@notanothertakeaway
I'm fairly sure you can't be imprisoned for non payment of council tax
It can happen as a last resort. This is from the gov.uk site:-
www.gov.uk/council-tax-arrears
You can be sent to prison for up to 3 months if the court decides you don’t have a good reason to not pay your Council Tax and you refuse to do so.
It does still happen in some parts of England:-
Hundreds jailed for unpaid council tax
England remains the only part of the UK where individuals can be sent to prison for not paying local tax bills.
Nearly 700 people have been jailed for failing to pay their council tax since 2010, with a further 7,000 handed a suspended “committal order”, the latest figures reveal.
The statistics from the HM Courts and Tribunals Service, which span the 2010/11 to 2016/17 financial years, were released in a report by the Social Market Foundation, a think-tank, on Wednesday.
Non-payment of council tax is not a criminal offence. But under a law, dating back to the scrapping of the poll tax, councils can apply for a “committal order”, where a debtor can be imprisoned for up to three months.
England is the only nation in the UK where local authorities still use this power. Last year, Wales scrapped its use, bringing it in line with Scotland and Northern Ireland.
Meanwhile, the Social Market Foundation’s report found a “postcode lottery” in the way English councils used committal powers. In 2016/17, the majority — 180 of 279 — did not seek imprisonment of council tax debtors, but some did so frequently.
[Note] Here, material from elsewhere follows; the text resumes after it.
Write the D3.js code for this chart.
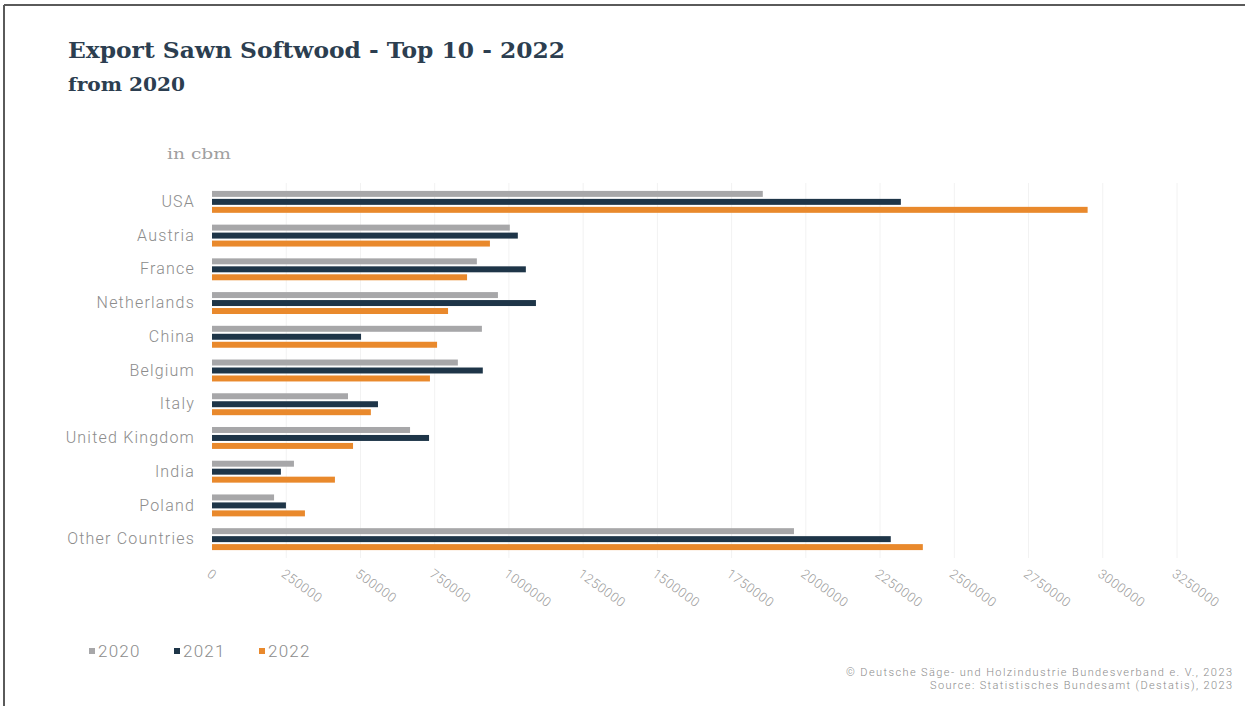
<!DOCTYPE html>
<html>
<head>
<meta charset="utf-8">
<script src="https://cdn.jsdelivr.net/npm/d3@7"></script>
<style>
  html, body { margin: 0; padding: 0; background: #fff; }
  svg { display: block; }
</style>
</head>
<body>
<svg id="chart" width="1245" height="706"></svg>
<script>
// Export volumes of sawn softwood (cbm) by destination
const countries = ["USA", "Austria", "France", "Netherlands", "China", "Belgium",
                   "Italy", "United Kingdom", "India", "Poland", "Other Countries"];
const years = ["2020", "2021", "2022"];
const values2020 = [1855000, 1003000, 892000, 963000, 909000, 828000, 458000, 667000, 276000, 209000, 1960000];
const values2021 = [2320000, 1030000, 1057000, 1091000, 502000, 912000, 559000, 731000, 232000, 249000, 2286000];
const values2022 = [2949000, 936000, 859000, 795000, 758000, 734000, 535000, 475000, 414000, 313000, 2394000];
const xTicks = [0, 250000, 500000, 750000, 1000000, 1250000, 1500000, 1750000,
                2000000, 2250000, 2500000, 2750000, 3000000, 3250000];

const series = [values2020, values2021, values2022];
const colors = ["#a7a7a9", "#1e3548", "#e9892c"];
const labelFont = "Roboto, 'Open Sans', sans-serif";

const svg = d3.select("#chart");
const W = 1245, H = 706;

// frame
svg.append("line").attr("x1", 4).attr("x2", W).attr("y1", 5).attr("y2", 5)
  .attr("stroke", "#5a5a5a").attr("stroke-width", 2);
svg.append("line").attr("x1", 4).attr("x2", 4).attr("y1", 5).attr("y2", H)
  .attr("stroke", "#5a5a5a").attr("stroke-width", 2);

// titles
svg.append("text").attr("x", 68).attr("y", 58)
  .attr("font-family", "'DejaVu Serif', serif").attr("font-weight", "bold")
  .attr("font-size", 23).attr("fill", "#2c3e50")
  .attr("textLength", 497).attr("lengthAdjust", "spacingAndGlyphs")
  .text("Export Sawn Softwood - Top 10 - 2022");
svg.append("text").attr("x", 68).attr("y", 91)
  .attr("font-family", "'DejaVu Serif', serif").attr("font-weight", "bold")
  .attr("font-size", 18).attr("fill", "#2c3e50")
  .attr("textLength", 117).attr("lengthAdjust", "spacingAndGlyphs")
  .text("from 2020");
svg.append("text").attr("x", 167).attr("y", 159)
  .attr("font-family", "'DejaVu Serif', serif")
  .attr("font-size", 14).attr("fill", "#a0a0a0")
  .attr("textLength", 64).attr("lengthAdjust", "spacingAndGlyphs")
  .text("in cbm");

// scales
const x = d3.scaleLinear().domain([0, 3250000]).range([212, 1177]);
const y = d3.scaleBand().domain(countries).range([185, 556]).paddingInner(0.35).paddingOuter(0.175);
const inner = d3.scaleBand().domain(years).range([0, y.bandwidth()]).paddingInner(0.25);

// grid
svg.append("g").selectAll("line").data(xTicks.slice(1)).join("line")
  .attr("x1", d => x(d)).attr("x2", d => x(d))
  .attr("y1", 183).attr("y2", 558)
  .attr("stroke", "#f2f2f2").attr("stroke-width", 1);

// bars
const groups = svg.append("g").selectAll("g").data(countries).join("g")
  .attr("transform", d => `translate(0,${y(d)})`);
groups.selectAll("rect")
  .data((c, i) => years.map((yr, j) => ({ yr, v: series[j][i], j })))
  .join("rect")
  .attr("x", x(0))
  .attr("y", d => inner(d.yr))
  .attr("width", d => x(d.v) - x(0))
  .attr("height", inner.bandwidth())
  .attr("fill", d => colors[d.j]);

// category axis
const yAxis = d3.axisLeft(y).tickSize(0).tickPadding(0);
const gy = svg.append("g").attr("transform", "translate(195,0)").call(yAxis);
gy.select(".domain").remove();
gy.selectAll("text")
  .attr("font-family", labelFont).attr("font-weight", 300)
  .attr("font-size", 16).attr("letter-spacing", 1.2).attr("fill", "#8c8c8c");

// value axis
const xAxis = d3.axisBottom(x).tickValues(xTicks).tickSize(0).tickFormat(d3.format("d"));
const gx = svg.append("g").attr("transform", "translate(0,567)").call(xAxis);
gx.select(".domain").remove();
gx.selectAll("text")
  .attr("font-family", labelFont).attr("font-weight", 300)
  .attr("font-size", 13).attr("letter-spacing", 0.6).attr("fill", "#9c9c9c")
  .attr("text-anchor", "start")
  .attr("dy", "0.6em")
  .attr("transform", "rotate(36)");

// legend
const legend = svg.append("g").attr("transform", "translate(89,651)");
const lg = legend.selectAll("g").data(years).join("g")
  .attr("transform", (d, i) => `translate(${i * 85},0)`);
lg.append("rect").attr("x", 0).attr("y", -3).attr("width", 6).attr("height", 6)
  .attr("fill", (d, i) => colors[i]);
lg.append("text").attr("x", 9).attr("y", 0).attr("dy", "0.35em")
  .attr("font-family", labelFont).attr("font-weight", 300)
  .attr("font-size", 17).attr("letter-spacing", 1.2).attr("fill", "#8c8c8c")
  .text(d => d);

// credits
const credits = ["© Deutsche Säge- und Holzindustrie Bundesverband e. V., 2023",
                 "Source: Statistisches Bundesamt (Destatis), 2023"];
const creditWidths = [386, 302];
svg.append("g").selectAll("text").data(credits).join("text")
  .attr("x", 1232).attr("y", (d, i) => 676 + i * 13)
  .attr("text-anchor", "end")
  .attr("font-family", labelFont).attr("font-weight", 300)
  .attr("font-size", 11).attr("fill", "#8c8c8c")
  .attr("textLength", (d, i) => creditWidths[i]).attr("lengthAdjust", "spacing")
  .text(d => d);
</script>
</body>
</html>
Labour-run Bradford Council was responsible for about one in five of all prison enforcement processes and committal orders for the whole of England in 2016/17, a freedom of information request revealed.
Chris Daw QC, a criminal barrister who wrote the report and has started a petition to have the legislation changed, said the law was “anachronistic, unfair, uneconomic and inhumane” and penalised vulnerable people.
“How can [there be] a postcode lottery over your liberty?” he asked. “It’s bad enough having one over your health. But the idea that somebody could go to prison for not paying council tax — something that’s not even a crime — while someone across the road won’t, is illogical and unfair.”
Women were disproportionately affected by council tax enforcement, he added, as they are more likely to have council tax bills in their own names. Fleeing domestic violence by moving into a refuge does not remove a woman’s legal obligation to pay council tax on her former home.
The law which gives English councils the power to imprison over unpaid tax — regulation 47 of the Council Tax Regulations 1992 — can be changed quickly as it is secondary legislation and does not require a vote in Parliament, Mr Daw said. Robert Jenrick, the communities secretary, could revoke it at a “stroke of a pen” but successive governments had failed to “take responsibility,” Mr Daw added.